Count lines with the string "page" in them. State the number alone.

──────────────────────────────

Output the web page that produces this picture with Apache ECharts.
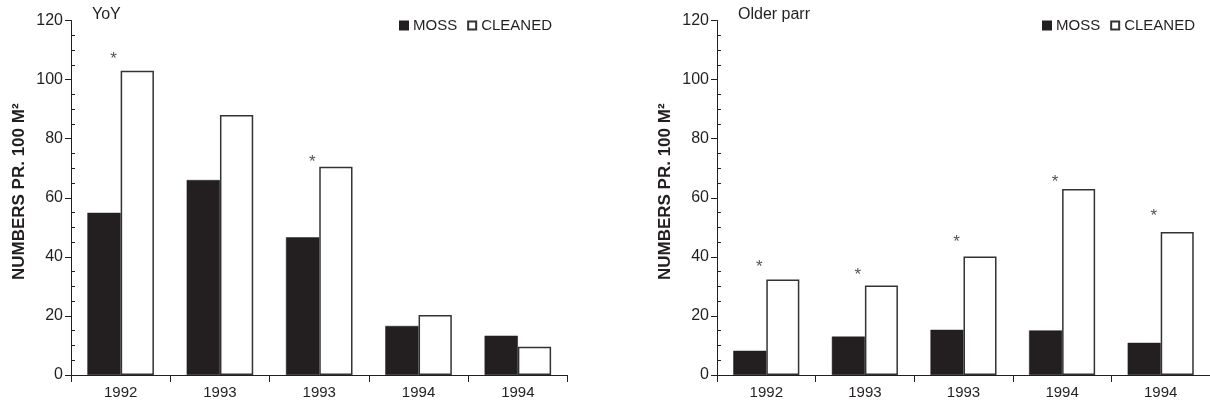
<!DOCTYPE html>
<html>
<head>
<meta charset="utf-8">
<script src="https://cdn.jsdelivr.net/npm/echarts@6/dist/echarts.min.js"></script>
<style>
  html, body { margin: 0; padding: 0; background: #fff; }
  #chart { width: 1210px; height: 407px; }
</style>
</head>
<body>
<div id="chart"></div>
<script>
// data
const categories = ["1992", "1993", "1993", "1994", "1994"]
const seriesNames = ["MOSS", "CLEANED"]
const panelTitles = ["YoY", "Older parr"]
const yTicks = [0, 20, 40, 60, 80, 100, 120]

const yoyMoss = [54.9, 66.0, 46.6, 16.6, 13.3]
const yoyCleaned = [103.0, 88.0, 70.5, 20.3, 9.6]
const yoyStars = [108.5, null, 73.8, null, null]

const parrMoss = [8.2, 13.0, 15.3, 15.1, 10.9]
const parrCleaned = [32.3, 30.3, 40.1, 63.0, 48.4]
const parrStars = [38.2, 35.5, 46.7, 67.0, 55.5]

const INK = "#231f20"
const FONT = "'Liberation Sans', Arial, sans-serif"

const panels = [
  { left: 71, title: panelTitles[0], moss: yoyMoss, cleaned: yoyCleaned, stars: yoyStars, legendLeft: 394 },
  { left: 717, title: panelTitles[1], moss: parrMoss, cleaned: parrCleaned, stars: parrStars, legendLeft: 1037 },
]

const grids = []
const xAxes = []
const yAxes = []
const series = []
const titles = []
const legends = []

panels.forEach((p, i) => {
  grids.push({ left: p.left, top: 20.5, width: 496.5, height: 354.5 })

  titles.push({
    text: p.title,
    left: p.left + 16,
    top: 2,
    textStyle: { fontFamily: FONT, fontSize: 16, fontWeight: "normal", color: INK },
  })

  legends.push({
    data: seriesNames,
    left: p.legendLeft,
    top: 13,
    itemWidth: 8,
    itemHeight: 8,
    itemGap: 10,
    icon: "rect",
    seriesIndex: [i * 3, i * 3 + 1],
    textStyle: { fontFamily: FONT, fontSize: 15, color: INK },
  })

  // main x axis: labels + outward ticks
  xAxes.push({
    type: "category",
    gridIndex: i,
    data: categories,
    axisLine: { lineStyle: { color: INK, width: 1 } },
    axisTick: { show: true, length: 5, lineStyle: { color: INK } },
    axisLabel: { fontFamily: FONT, fontSize: 15, color: INK, margin: 10 },
  })
  // second x axis only for the inward half of the crossing ticks
  xAxes.push({
    type: "category",
    gridIndex: i,
    data: categories,
    axisLine: { show: false },
    axisTick: { show: true, inside: true, length: 7, lineStyle: { color: INK } },
    axisLabel: { show: false },
  })

  yAxes.push({
    type: "value",
    gridIndex: i,
    min: yTicks[0],
    max: yTicks[yTicks.length - 1],
    interval: 20,
    name: "NUMBERS PR. 100 M²",
    nameLocation: "middle",
    nameGap: 43,
    nameTextStyle: { fontFamily: FONT, fontSize: 17, fontWeight: "bold", color: INK, padding: [0, 0, 0, 12] },
    axisLine: { show: true, lineStyle: { color: INK, width: 1 } },
    axisTick: { show: true, length: 6, lineStyle: { color: INK } },
    axisLabel: { fontFamily: FONT, fontSize: 16, color: INK, margin: 8 },
    splitLine: { show: false },
  })
  // second y axis for the inward minor ticks
  yAxes.push({
    type: "value",
    gridIndex: i,
    position: "left",
    min: yTicks[0],
    max: yTicks[yTicks.length - 1],
    interval: 20,
    axisLine: { show: false },
    axisTick: { show: false, inside: true },
    minorTick: { show: true, splitNumber: 4, length: 4, lineStyle: { color: INK } },
    axisLabel: { show: false },
    splitLine: { show: false },
  })

  series.push({
    name: seriesNames[0],
    type: "bar",
    xAxisIndex: i * 2,
    yAxisIndex: i * 2,
    data: p.moss,
    barGap: "0%",
    barCategoryGap: "33%",
    itemStyle: { color: INK, borderColor: INK, borderWidth: 0.5 },
  })
  series.push({
    name: seriesNames[1],
    type: "bar",
    xAxisIndex: i * 2,
    yAxisIndex: i * 2,
    data: p.cleaned,
    barGap: "0%",
    barCategoryGap: "33%",
    itemStyle: { color: "#fff", borderColor: "#333", borderWidth: 1.5 },
  })
  // significance asterisks
  series.push({
    name: "sig",
    type: "scatter",
    xAxisIndex: i * 2,
    yAxisIndex: i * 2,
    data: p.stars,
    symbolSize: 1,
    itemStyle: { color: "rgba(0,0,0,0)" },
    label: {
      show: true,
      position: "inside",
      formatter: "*",
      offset: [-7, 5],
      fontFamily: FONT,
      fontSize: 17,
      color: INK,
    },
    silent: true,
  })
})

const chart = echarts.init(document.getElementById("chart"), null, { renderer: "canvas" })
chart.setOption({
  animation: false,
  backgroundColor: "#fff",
  title: titles,
  legend: legends,
  grid: grids,
  xAxis: xAxes,
  yAxis: yAxes,
  series: series,
})
</script>
</body>
</html>
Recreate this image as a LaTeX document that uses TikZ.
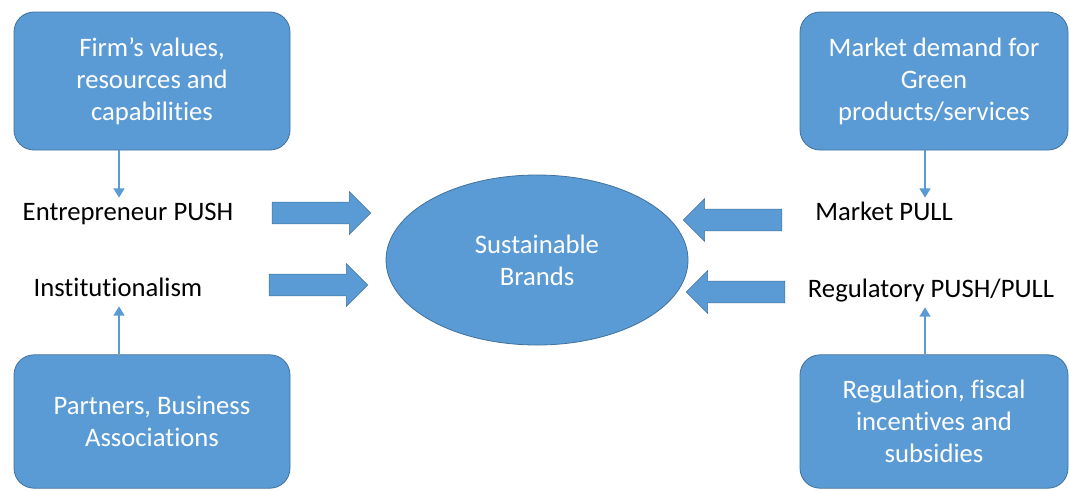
\documentclass[tikz,border=0pt]{standalone}
\usepackage{fontspec}
\setmainfont{Carlito}[RawFeature=-liga]
\usetikzlibrary{shapes.geometric,shapes.arrows,arrows.meta}
\definecolor{boxblue}{HTML}{5B9BD5}
\definecolor{edgeblue}{HTML}{41719C}
\tikzset{
  bluebox/.style={draw=edgeblue,line width=.6pt,fill=boxblue,rounded corners=15pt,
    text=white,align=center,inner sep=0pt},
  label/.style={text=black,inner sep=3pt,text height=14pt,text depth=4pt},
  bigarrow/.style={single arrow,draw=edgeblue,line width=.4pt,fill=boxblue,
    inner xsep=0pt,inner ysep=7.9pt,minimum height=74pt,minimum width=31.5pt,
    single arrow head extend=7.9pt},
  linkarrow/.style={draw=boxblue,line width=2pt,-{Triangle[length=7pt,width=8pt]}}
}
\begin{document}
\begin{tikzpicture}[x=.75pt,y=-.75pt,font=\fontsize{20}{24}\selectfont]
  \useasboundingbox (0,0) rectangle (1069,490);
  \node [bluebox,minimum width=207pt,minimum height=103.5pt] (firm) at (152,81)
    {Firm’s values,\\resources and\\capabilities};
  \node [bluebox,minimum width=201pt,minimum height=103.5pt] (demand) at (934,81)
    {Market demand for\\Green\\products/services};
  \node [bluebox,minimum width=207pt,minimum height=100pt] (partners) at (152,421.5)
    {Partners, Business\\Associations};
  \node [bluebox,minimum width=201pt,minimum height=100pt] (regul) at (934,421.5)
    {Regulation, fiscal\\incentives and\\subsidies};
  \node [ellipse,draw=edgeblue,line width=.6pt,fill=boxblue,text=white,align=center,
    minimum width=226.5pt,minimum height=127.5pt,inner sep=0pt] (brands) at (537,260)
    {Sustainable\\Brands};
  \node [label] (entre) at (128,214) {Entrepreneur PUSH};
  \node [label] (inst) at (118,290) {Institutionalism};
  \node [label] (mkt) at (884,214) {Market PULL};
  \node [label] (reg) at (931,291) {Regulatory PUSH/PULL};
  \node [bigarrow] (pushA) at (316,213) {};
  \node [bigarrow] (pushB) at (313,285) {};
  \node [bigarrow,shape border rotate=180] (pullA) at (738,220) {};
  \node [bigarrow,shape border rotate=180] (pullB) at (741,292) {};
  \draw [linkarrow] (firm.south -| 119,0) -- (entre.north -| 119,0);
  \draw [linkarrow] (partners.north -| 119,0) -- (inst.south -| 119,0);
  \draw [linkarrow] (demand.south -| 925,0) -- (mkt.north -| 925,0);
  \draw [linkarrow] (regul.north -| 925,0) -- (reg.south -| 925,0);
\end{tikzpicture}
\end{document}
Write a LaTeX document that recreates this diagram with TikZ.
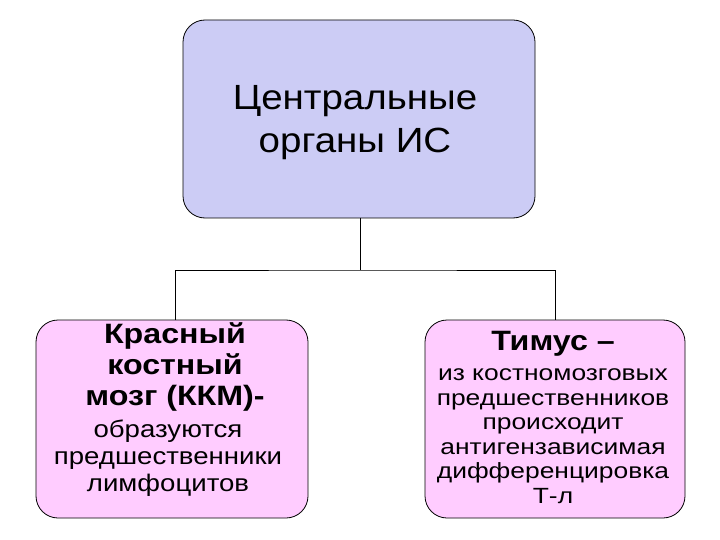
\documentclass[tikz,border=0pt]{standalone}
\usepackage{fontspec}
\setmainfont{Liberation Sans}
\begin{document}
\begin{tikzpicture}[x=1pt,y=-1pt,
  box/.style={draw=black, line width=0.8pt, rounded corners=22pt},
  conn/.style={draw=black, line width=1pt},
  txt/.style={align=center, inner sep=0pt, transform shape}]
\useasboundingbox (0,0) rectangle (720,540);
\draw[box, fill={rgb,255:red,204;green,204;blue,245}] (183,20) rectangle (535,218);
\draw[box, fill={rgb,255:red,255;green,204;blue,255}] (36,320) rectangle (308,518);
\draw[box, fill={rgb,255:red,255;green,204;blue,255}] (425,320) rectangle (685,518);
\coordinate (t) at (360,218);
\coordinate (tm) at (360,270);
\coordinate (l) at (175,320);
\coordinate (r) at (555,320);
\draw[conn] (t) -- (tm);
\draw[conn] (l) |- (tm) -| (r);
\node[txt, xscale=1.1, font=\fontsize{35}{43}\selectfont] (top) at (355,123) {Центральные\\ органы ИС};
\node[txt, xscale=1.15, font=\fontsize{28}{31}\selectfont\bfseries] (lb) at (175,367) {Красный\\костный\\мозг (ККМ)-};
\node[txt, xscale=1.15, font=\fontsize{24}{27}\selectfont] (ln) at (168,458) {образуются\\предшественники\\лимфоцитов};
\node[txt, xscale=1.15, font=\fontsize{28}{31}\selectfont\bfseries] (rb) at (553,344) {Тимус –};
\node[txt, xscale=1.2, font=\fontsize{22}{24.5}\selectfont] (rn) at (553,436) {из костномозговых\\предшественников\\происходит\\антигензависимая\\дифференцировка\\Т-л};
\end{tikzpicture}
\end{document}
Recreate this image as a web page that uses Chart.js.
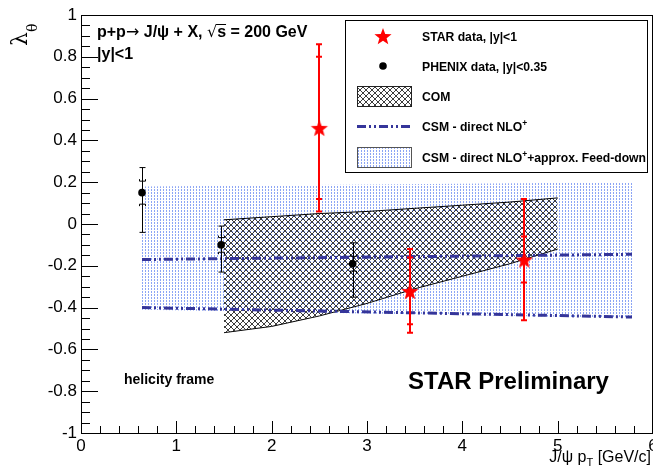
<!DOCTYPE html>
<html><head><meta charset="utf-8">
<script src="https://cdn.jsdelivr.net/npm/chart.js@4"></script>
<style>html,body{margin:0;padding:0;background:#fff;overflow:hidden}#wrap{width:653px;height:469px}</style>
</head><body><div id="wrap"><canvas id="c"></canvas></div>
<script>
// ---- STAR data ----
const starPt = [2.5, 3.45, 4.65];
const starLambda = [0.46, -0.32, -0.17];
const starErrTot = [0.40, 0.20, 0.29];
const starErrIn = [0.34, 0.16, 0.11];
// ---- PHENIX data ----
const phenixPt = [0.64, 1.47, 2.85];
const phenixLambda = [0.15, -0.10, -0.19];
const phenixErrUp = [0.12, 0.09, 0.10];
const phenixErrDn = [0.19, 0.13, 0.16];
const phenixErrIn = [0.055, 0.035, 0.035];
// ---- COM band ----
const comPt = [1.5, 2.0, 2.5, 3.0, 3.5, 4.0, 4.5, 5.0];
const comUpper = [0.02, 0.035, 0.05, 0.06, 0.075, 0.09, 0.105, 0.125];
const comLower = [-0.52, -0.49, -0.44, -0.38, -0.31, -0.25, -0.19, -0.12];
// ---- CSM direct NLO+ ----
const csmPt = [0.64, 5.78];
const csmUpper = [-0.17, -0.145];
const csmLower = [-0.40, -0.445];
// ---- CSM + feed-down band ----
const fdPt = [0.64, 5.78];
const fdUpper = [0.18, 0.20];
const fdLower = [-0.41, -0.45];
// ---- axes ----
const xTickValues = [0, 1, 2, 3, 4, 5, 6];
const xTickLabels = ['0', '1', '2', '3', '4', '5', '6'];
const yTickStep = 0.2;

const FONT = '"Liberation Sans", Arial, Helvetica, sans-serif';
const CSM_COLOR = '#35359a';
const CSM_DASH = [9, 3, 2, 3, 2, 3];

function xy(xs, ys) { return xs.map((x, i) => ({x: x, y: ys[i]})); }

function makeStar(r) {
  const c = document.createElement('canvas');
  const s = Math.ceil(r * 2 + 2);
  c.width = s; c.height = s;
  const g = c.getContext('2d');
  g.fillStyle = '#ff0000';
  g.beginPath();
  for (let i = 0; i < 10; i++) {
    const rad = i % 2 ? r * 0.42 : r;
    const a = -Math.PI / 2 + i * Math.PI / 5;
    g.lineTo(s / 2 + rad * Math.cos(a), s / 2 + 1 + rad * Math.sin(a));
  }
  g.closePath(); g.fill();
  return c;
}
function makeDots() {
  const t = document.createElement('canvas');
  t.width = 3; t.height = 3;
  const g = t.getContext('2d');
  g.fillStyle = 'rgb(140,165,245)';
  g.fillRect(1, 0, 1, 2);
  return document.createElement('canvas').getContext('2d').createPattern(t, 'repeat');
}
function makeHatch() {
  const t = document.createElement('canvas');
  t.width = 6; t.height = 6;
  const g = t.getContext('2d');
  g.strokeStyle = 'rgba(40,40,40,0.9)';
  g.lineWidth = 1;
  g.beginPath();
  g.moveTo(-1, -1); g.lineTo(7, 7);
  g.moveTo(-1, 7); g.lineTo(7, -1);
  g.stroke();
  return document.createElement('canvas').getContext('2d').createPattern(t, 'repeat');
}
const starImg = makeStar(9);
const dotPattern = makeDots();
const hatchPattern = makeHatch();

const decor = {
  id: 'decor',
  afterDatasetsDraw(chart) {
    const ctx = chart.ctx, xs = chart.scales.x, ys = chart.scales.y;
    ctx.save();
    // STAR error bars
    ctx.strokeStyle = '#ff0000'; ctx.lineWidth = 2;
    starPt.forEach((x, i) => {
      const px = Math.round(xs.getPixelForValue(x));
      const top = ys.getPixelForValue(starLambda[i] + starErrTot[i]);
      const bot = ys.getPixelForValue(starLambda[i] - starErrTot[i]);
      const it = ys.getPixelForValue(starLambda[i] + starErrIn[i]);
      const ib = ys.getPixelForValue(starLambda[i] - starErrIn[i]);
      ctx.beginPath();
      ctx.moveTo(px, top); ctx.lineTo(px, bot);
      ctx.moveTo(px - 3, top); ctx.lineTo(px + 3, top);
      ctx.moveTo(px - 3, bot); ctx.lineTo(px + 3, bot);
      ctx.moveTo(px - 3, it); ctx.lineTo(px + 3, it);
      ctx.moveTo(px - 3, ib); ctx.lineTo(px + 3, ib);
      ctx.stroke();
    });
    // PHENIX error bars
    ctx.strokeStyle = '#000'; ctx.lineWidth = 1;
    phenixPt.forEach((x, i) => {
      const px = Math.round(xs.getPixelForValue(x)) + 0.5;
      const top = ys.getPixelForValue(phenixLambda[i] + phenixErrUp[i]);
      const bot = ys.getPixelForValue(phenixLambda[i] - phenixErrDn[i]);
      const it = ys.getPixelForValue(phenixLambda[i] + phenixErrIn[i]);
      const ib = ys.getPixelForValue(phenixLambda[i] - phenixErrIn[i]);
      ctx.beginPath();
      ctx.moveTo(px, top); ctx.lineTo(px, bot);
      ctx.moveTo(px - 3, top); ctx.lineTo(px + 3, top);
      ctx.moveTo(px - 3, bot); ctx.lineTo(px + 3, bot);
      ctx.moveTo(px - 3, it - 2); ctx.lineTo(px - 3, it); ctx.lineTo(px + 3, it); ctx.lineTo(px + 3, it - 2);
      ctx.moveTo(px - 3, ib + 2); ctx.lineTo(px - 3, ib); ctx.lineTo(px + 3, ib); ctx.lineTo(px + 3, ib + 2);
      ctx.stroke();
    });
    ctx.restore();
  },
  afterDraw(chart) {
    const ctx = chart.ctx, a = chart.chartArea, xs = chart.scales.x, ys = chart.scales.y;
    ctx.save();
    // frame
    ctx.strokeStyle = '#000'; ctx.lineWidth = 1;
    ctx.strokeRect(Math.round(a.left) + 0.5, Math.round(a.top) + 0.5, Math.round(a.right - a.left) - 1, Math.round(a.bottom - a.top));
    // ticks
    ctx.beginPath();
    for (let k = 0; k <= 40; k++) {
      const v = -1 + k * 0.05;
      const py = Math.round(ys.getPixelForValue(v)) + 0.5;
      const len = (k % 4 === 0) ? 17 : 9;
      ctx.moveTo(a.left, py); ctx.lineTo(a.left + len, py);
    }
    for (let k = 0; k <= 30; k++) {
      const v = k * 0.2;
      const px = Math.round(xs.getPixelForValue(v)) + 0.5;
      const len = (k % 5 === 0) ? 12 : 7;
      ctx.moveTo(px, a.bottom); ctx.lineTo(px, a.bottom - len);
    }
    ctx.stroke();

    ctx.fillStyle = '#000';
    // x tick labels
    ctx.font = '17px ' + FONT;
    ctx.textAlign = 'center';
    ctx.textBaseline = 'alphabetic';
    xTickValues.forEach((v, i) => {
      ctx.fillText(xTickLabels[i], xs.getPixelForValue(v), a.bottom + 18);
    });

    ctx.textAlign = 'left';
    // process label
    let x = 97;
    const parts = [
      ['bold 16px ' + FONT, 'p+p'],
      ['16px "DejaVu Sans", ' + FONT, '\u2192'],
      ['bold 16px ' + FONT, ' J/\u03C8 + X, '],
      ['16px "DejaVu Sans", ' + FONT, '\u221A'],
      ['bold 16px ' + FONT, 's', true],
      ['bold 16px ' + FONT, ' = 200 GeV']
    ];
    parts.forEach(p => {
      ctx.font = p[0];
      const w = ctx.measureText(p[1]).width;
      ctx.fillText(p[1], x, 37);
      if (p[2]) { ctx.fillRect(x - 1, 24, w + 1, 1); }
      x += w;
    });
    ctx.font = 'bold 16px ' + FONT;
    ctx.fillText('|y|<1', 97, 59);
    ctx.font = 'bold 14px ' + FONT;
    ctx.fillText('helicity frame', 124, 384);
    ctx.font = 'bold 24px ' + FONT;
    ctx.fillText('STAR Preliminary', 408, 389);

    // y title
    ctx.save();
    ctx.translate(27, 46);
    ctx.rotate(-Math.PI / 2);
    ctx.font = '22px "DejaVu Serif", "Liberation Serif", serif';
    ctx.fillText('\u03BB', 0, 0);
    ctx.font = '14px "DejaVu Serif", "Liberation Serif", serif';
    ctx.fillText('\u03B8', 14, 10);
    ctx.restore();

    // x title
    ctx.font = '16px ' + FONT;
    const t1 = 'J/\u03C8 p', t3 = ' [GeV/c]';
    const w1 = ctx.measureText(t1).width, w3 = ctx.measureText(t3).width;
    ctx.font = '11px ' + FONT;
    const w2 = ctx.measureText('T').width;
    let sx = 651 - (w1 + w2 + w3);
    ctx.font = '16px ' + FONT;
    ctx.fillText(t1, sx, 462);
    ctx.font = '11px ' + FONT;
    ctx.fillText('T', sx + w1, 466);
    ctx.font = '16px ' + FONT;
    ctx.fillText(t3, sx + w1 + w2, 462);

    // legend
    const L = 345, T = 20, R = 647, B = 172;
    ctx.fillStyle = '#fff';
    ctx.fillRect(L, T, R - L, B - T);
    ctx.strokeStyle = '#000';
    ctx.strokeRect(L + 0.5, T + 0.5, R - L, B - T);
    ctx.drawImage(starImg, 383 - starImg.width / 2, 36 - starImg.height / 2);
    ctx.fillStyle = '#000';
    ctx.beginPath(); ctx.arc(383, 66, 3.8, 0, Math.PI * 2); ctx.fill();
    ctx.fillStyle = hatchPattern; ctx.fillRect(357, 86, 54, 20);
    ctx.strokeStyle = '#222'; ctx.strokeRect(357.5, 86.5, 54, 20);
    ctx.save();
    ctx.strokeStyle = CSM_COLOR; ctx.lineWidth = 3; ctx.setLineDash(CSM_DASH);
    ctx.beginPath(); ctx.moveTo(357, 126.5); ctx.lineTo(411, 126.5); ctx.stroke();
    ctx.restore();
    ctx.fillStyle = '#fff'; ctx.fillRect(357, 147, 54, 20);
    ctx.fillStyle = dotPattern; ctx.fillRect(357, 147, 54, 20);
    ctx.strokeStyle = '#555'; ctx.strokeRect(357.5, 147.5, 54, 20);

    ctx.fillStyle = '#000';
    const lf = 'bold 12.2px ' + FONT;
    ctx.font = lf;
    ctx.fillText('STAR data, |y|<1', 422, 40.5);
    ctx.fillText('PHENIX data, |y|<0.35', 422, 70.5);
    ctx.fillText('COM', 422, 100.5);
    const drawNlo = (y, suffix) => {
      ctx.font = lf;
      const s = 'CSM - direct NLO';
      ctx.fillText(s, 422, y);
      let xx = 422 + ctx.measureText(s).width;
      ctx.font = 'bold 8.5px ' + FONT;
      ctx.fillText('+', xx, y - 5);
      xx += ctx.measureText('+').width;
      if (suffix) { ctx.font = lf; ctx.fillText(suffix, xx, y); }
    };
    drawNlo(130.5, '');
    drawNlo(161.5, '+approx. Feed-down');
    ctx.restore();
  }
};

new Chart(document.getElementById('c'), {
  type: 'line',
  data: {
    datasets: [
      { label: 'STAR data, |y|<1', data: xy(starPt, starLambda), showLine: false,
        pointStyle: starImg, pointRadius: 9, order: 0 },
      { label: 'PHENIX data, |y|<0.35', data: xy(phenixPt, phenixLambda), showLine: false,
        pointStyle: 'circle', pointRadius: 3.8, pointBorderWidth: 0,
        pointBackgroundColor: '#000', order: 0 },
      { label: 'CSM - direct NLO+ upper', data: xy(csmPt, csmUpper), borderColor: CSM_COLOR,
        borderWidth: 3, borderDash: CSM_DASH, pointRadius: 0, fill: false, order: 1 },
      { label: 'CSM - direct NLO+ lower', data: xy(csmPt, csmLower), borderColor: CSM_COLOR,
        borderWidth: 3, borderDash: CSM_DASH, pointRadius: 0, fill: false, order: 1 },
      { label: 'COM upper', data: xy(comPt, comUpper), borderColor: '#000', borderWidth: 1,
        pointRadius: 0, fill: 5, backgroundColor: hatchPattern, order: 2 },
      { label: 'COM lower', data: xy(comPt, comLower), borderColor: '#000', borderWidth: 1,
        pointRadius: 0, fill: false, order: 2 },
      { label: 'Feed-down upper', data: xy(fdPt, fdUpper), borderWidth: 0, borderColor: 'rgba(0,0,0,0)',
        pointRadius: 0, fill: 7, backgroundColor: dotPattern, order: 3 },
      { label: 'Feed-down lower', data: xy(fdPt, fdLower), borderWidth: 0, borderColor: 'rgba(0,0,0,0)',
        pointRadius: 0, fill: false, order: 3 }
    ]
  },
  options: {
    responsive: true, maintainAspectRatio: false, animation: false,
    layout: { autoPadding: false, padding: { top: 15, right: 0, left: 0, bottom: 0 } },
    plugins: { legend: { display: false }, tooltip: { enabled: false } },
    scales: {
      x: {
        type: 'linear', min: 0, max: 6,
        grid: { display: false, drawTicks: false }, border: { display: false },
        ticks: { display: false },
        afterFit: s => { s.height = 36; s.paddingLeft = 0; s.paddingRight = 0; }
      },
      y: {
        type: 'linear', min: -1, max: 1,
        grid: { display: false, drawTicks: false }, border: { display: false },
        ticks: { stepSize: yTickStep, font: { family: FONT, size: 17 }, color: '#000', padding: 4,
                 callback: v => String(Math.round(v * 10) / 10) },
        afterFit: s => { s.width = 81; s.paddingTop = 0; s.paddingBottom = 0; }
      }
    }
  },
  plugins: [decor]
});
</script>
</body></html>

──────────────────────────────

**Exercise answer:** 2